What is asked: Search the listing below for the string "this" and copy every line where it occurs.
— START OF Source material —
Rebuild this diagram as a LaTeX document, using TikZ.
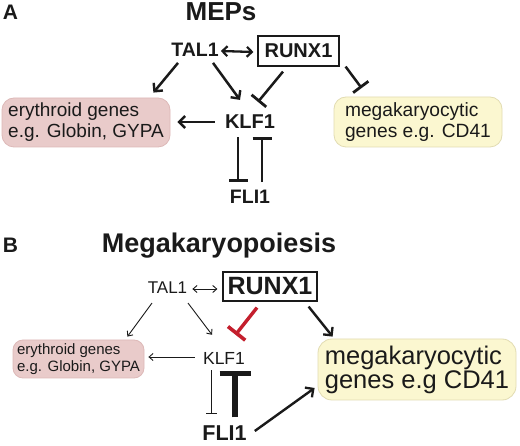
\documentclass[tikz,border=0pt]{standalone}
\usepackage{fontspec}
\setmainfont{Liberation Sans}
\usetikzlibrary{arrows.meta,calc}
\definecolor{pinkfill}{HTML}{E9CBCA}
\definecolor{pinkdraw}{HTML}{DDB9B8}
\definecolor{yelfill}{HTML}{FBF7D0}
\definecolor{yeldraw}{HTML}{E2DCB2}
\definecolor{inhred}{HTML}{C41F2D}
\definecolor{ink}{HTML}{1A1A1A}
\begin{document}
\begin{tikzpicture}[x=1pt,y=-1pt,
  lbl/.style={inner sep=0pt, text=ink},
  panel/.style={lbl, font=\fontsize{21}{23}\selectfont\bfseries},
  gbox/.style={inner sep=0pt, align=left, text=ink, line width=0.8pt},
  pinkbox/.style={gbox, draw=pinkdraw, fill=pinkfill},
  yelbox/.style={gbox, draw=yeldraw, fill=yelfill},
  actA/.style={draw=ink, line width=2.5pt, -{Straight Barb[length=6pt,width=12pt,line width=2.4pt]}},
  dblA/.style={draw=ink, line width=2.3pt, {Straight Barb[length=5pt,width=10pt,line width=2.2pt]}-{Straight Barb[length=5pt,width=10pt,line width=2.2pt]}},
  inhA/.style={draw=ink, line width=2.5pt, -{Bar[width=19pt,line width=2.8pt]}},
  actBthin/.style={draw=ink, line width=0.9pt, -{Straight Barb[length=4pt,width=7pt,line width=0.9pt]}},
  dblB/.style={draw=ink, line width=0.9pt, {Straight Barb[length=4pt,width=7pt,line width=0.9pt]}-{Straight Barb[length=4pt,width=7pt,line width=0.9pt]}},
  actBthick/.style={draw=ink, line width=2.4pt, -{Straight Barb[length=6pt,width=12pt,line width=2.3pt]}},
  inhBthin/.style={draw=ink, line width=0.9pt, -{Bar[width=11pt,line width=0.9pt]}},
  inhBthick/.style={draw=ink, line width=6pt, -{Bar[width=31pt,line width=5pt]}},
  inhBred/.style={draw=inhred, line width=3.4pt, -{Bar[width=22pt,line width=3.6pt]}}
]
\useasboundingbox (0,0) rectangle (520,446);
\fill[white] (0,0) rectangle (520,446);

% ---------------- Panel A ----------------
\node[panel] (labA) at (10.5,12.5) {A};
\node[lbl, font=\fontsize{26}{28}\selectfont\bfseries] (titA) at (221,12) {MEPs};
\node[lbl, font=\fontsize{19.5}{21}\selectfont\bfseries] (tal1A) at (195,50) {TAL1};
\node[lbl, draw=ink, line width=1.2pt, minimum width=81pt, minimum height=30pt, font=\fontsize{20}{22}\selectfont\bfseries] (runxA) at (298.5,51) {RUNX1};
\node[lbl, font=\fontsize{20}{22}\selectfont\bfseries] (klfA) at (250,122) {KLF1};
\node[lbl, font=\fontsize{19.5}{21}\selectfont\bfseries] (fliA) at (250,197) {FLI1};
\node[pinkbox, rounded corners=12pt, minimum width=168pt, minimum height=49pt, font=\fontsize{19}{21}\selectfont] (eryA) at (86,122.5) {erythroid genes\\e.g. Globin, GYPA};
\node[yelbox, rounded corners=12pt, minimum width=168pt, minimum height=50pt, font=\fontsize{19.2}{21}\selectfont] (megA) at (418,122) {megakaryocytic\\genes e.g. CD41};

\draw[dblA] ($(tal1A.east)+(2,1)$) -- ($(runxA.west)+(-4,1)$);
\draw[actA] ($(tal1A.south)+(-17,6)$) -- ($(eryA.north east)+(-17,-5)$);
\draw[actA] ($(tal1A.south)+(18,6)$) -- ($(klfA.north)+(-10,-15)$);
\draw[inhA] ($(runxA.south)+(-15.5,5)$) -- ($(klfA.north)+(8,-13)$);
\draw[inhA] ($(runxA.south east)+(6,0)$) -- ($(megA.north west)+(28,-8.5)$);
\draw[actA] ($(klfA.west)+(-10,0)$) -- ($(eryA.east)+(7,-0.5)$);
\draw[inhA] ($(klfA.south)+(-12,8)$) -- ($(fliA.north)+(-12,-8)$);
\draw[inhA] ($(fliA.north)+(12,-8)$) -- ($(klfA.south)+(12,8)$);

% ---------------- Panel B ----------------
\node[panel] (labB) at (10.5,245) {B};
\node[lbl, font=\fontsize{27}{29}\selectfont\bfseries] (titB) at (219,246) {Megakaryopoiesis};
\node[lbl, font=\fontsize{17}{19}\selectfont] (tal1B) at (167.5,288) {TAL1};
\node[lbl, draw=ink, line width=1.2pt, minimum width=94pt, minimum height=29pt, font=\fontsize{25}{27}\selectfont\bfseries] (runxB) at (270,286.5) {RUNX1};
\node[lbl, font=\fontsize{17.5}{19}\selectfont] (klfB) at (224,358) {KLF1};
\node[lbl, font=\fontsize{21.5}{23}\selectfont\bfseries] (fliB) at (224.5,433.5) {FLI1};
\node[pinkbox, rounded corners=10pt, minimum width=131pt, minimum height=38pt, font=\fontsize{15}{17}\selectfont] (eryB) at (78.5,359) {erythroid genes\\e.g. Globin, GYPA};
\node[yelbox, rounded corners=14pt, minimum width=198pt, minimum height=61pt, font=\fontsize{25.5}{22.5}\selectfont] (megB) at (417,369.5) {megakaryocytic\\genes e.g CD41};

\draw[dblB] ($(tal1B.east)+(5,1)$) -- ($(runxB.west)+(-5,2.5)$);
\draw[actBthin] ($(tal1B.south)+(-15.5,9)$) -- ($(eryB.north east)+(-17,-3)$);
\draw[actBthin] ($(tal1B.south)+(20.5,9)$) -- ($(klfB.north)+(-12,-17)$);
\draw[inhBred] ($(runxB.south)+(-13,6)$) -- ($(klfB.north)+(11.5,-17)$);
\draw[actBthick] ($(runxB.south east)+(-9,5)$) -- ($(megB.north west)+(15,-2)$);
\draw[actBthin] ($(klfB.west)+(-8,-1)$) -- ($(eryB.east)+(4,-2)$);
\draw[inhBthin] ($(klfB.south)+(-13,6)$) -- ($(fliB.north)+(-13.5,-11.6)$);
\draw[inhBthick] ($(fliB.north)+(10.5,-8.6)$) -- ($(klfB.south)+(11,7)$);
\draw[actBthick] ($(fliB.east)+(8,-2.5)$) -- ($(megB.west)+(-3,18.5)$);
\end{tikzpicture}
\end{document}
— END OF Source material —
— START OF Source material —
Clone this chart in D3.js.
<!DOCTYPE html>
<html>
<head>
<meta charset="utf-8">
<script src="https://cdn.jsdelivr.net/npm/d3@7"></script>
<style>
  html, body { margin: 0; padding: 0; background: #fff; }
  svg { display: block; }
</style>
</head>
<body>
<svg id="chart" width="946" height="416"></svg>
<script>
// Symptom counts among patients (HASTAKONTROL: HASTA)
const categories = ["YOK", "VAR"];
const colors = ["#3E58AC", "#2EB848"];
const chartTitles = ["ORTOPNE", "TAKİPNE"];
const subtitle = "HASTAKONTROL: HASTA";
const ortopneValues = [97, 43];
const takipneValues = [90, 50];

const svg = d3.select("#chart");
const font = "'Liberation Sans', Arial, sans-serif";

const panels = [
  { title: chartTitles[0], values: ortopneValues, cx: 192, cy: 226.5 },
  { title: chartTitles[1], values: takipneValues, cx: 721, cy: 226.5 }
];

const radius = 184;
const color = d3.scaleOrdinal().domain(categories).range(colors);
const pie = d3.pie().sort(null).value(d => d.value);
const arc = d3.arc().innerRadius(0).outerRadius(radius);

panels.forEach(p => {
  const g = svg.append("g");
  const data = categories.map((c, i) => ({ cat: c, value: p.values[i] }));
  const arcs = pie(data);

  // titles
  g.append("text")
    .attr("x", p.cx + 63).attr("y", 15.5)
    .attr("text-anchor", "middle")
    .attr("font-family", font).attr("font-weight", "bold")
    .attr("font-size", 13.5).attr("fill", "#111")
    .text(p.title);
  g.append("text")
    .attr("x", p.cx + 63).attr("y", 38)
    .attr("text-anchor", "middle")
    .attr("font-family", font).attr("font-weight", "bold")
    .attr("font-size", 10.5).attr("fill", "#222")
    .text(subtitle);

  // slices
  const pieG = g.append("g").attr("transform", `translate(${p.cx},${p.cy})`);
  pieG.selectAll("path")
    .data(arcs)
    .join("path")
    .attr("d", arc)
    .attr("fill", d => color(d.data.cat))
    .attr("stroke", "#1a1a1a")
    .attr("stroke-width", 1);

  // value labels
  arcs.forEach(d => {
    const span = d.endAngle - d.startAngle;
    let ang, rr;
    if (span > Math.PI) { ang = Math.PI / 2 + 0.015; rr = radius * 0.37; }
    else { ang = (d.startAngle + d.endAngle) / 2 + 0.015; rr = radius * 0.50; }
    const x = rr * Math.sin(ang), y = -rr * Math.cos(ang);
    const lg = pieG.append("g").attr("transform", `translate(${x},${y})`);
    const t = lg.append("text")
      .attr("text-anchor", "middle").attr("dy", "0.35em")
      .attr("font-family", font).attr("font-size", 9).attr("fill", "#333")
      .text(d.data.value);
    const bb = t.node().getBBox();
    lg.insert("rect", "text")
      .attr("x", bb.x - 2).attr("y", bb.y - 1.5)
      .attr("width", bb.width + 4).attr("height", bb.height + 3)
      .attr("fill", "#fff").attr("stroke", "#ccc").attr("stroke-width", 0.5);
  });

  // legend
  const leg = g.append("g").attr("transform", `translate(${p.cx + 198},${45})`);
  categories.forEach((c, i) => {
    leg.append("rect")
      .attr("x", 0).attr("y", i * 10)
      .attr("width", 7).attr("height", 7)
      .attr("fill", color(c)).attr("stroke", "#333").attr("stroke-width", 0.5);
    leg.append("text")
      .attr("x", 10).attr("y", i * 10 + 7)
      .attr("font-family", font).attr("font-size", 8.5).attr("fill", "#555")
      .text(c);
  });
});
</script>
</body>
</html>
— END OF Source material —
Response:
Rebuild this diagram as a LaTeX document, using TikZ.
Clone this chart in D3.js.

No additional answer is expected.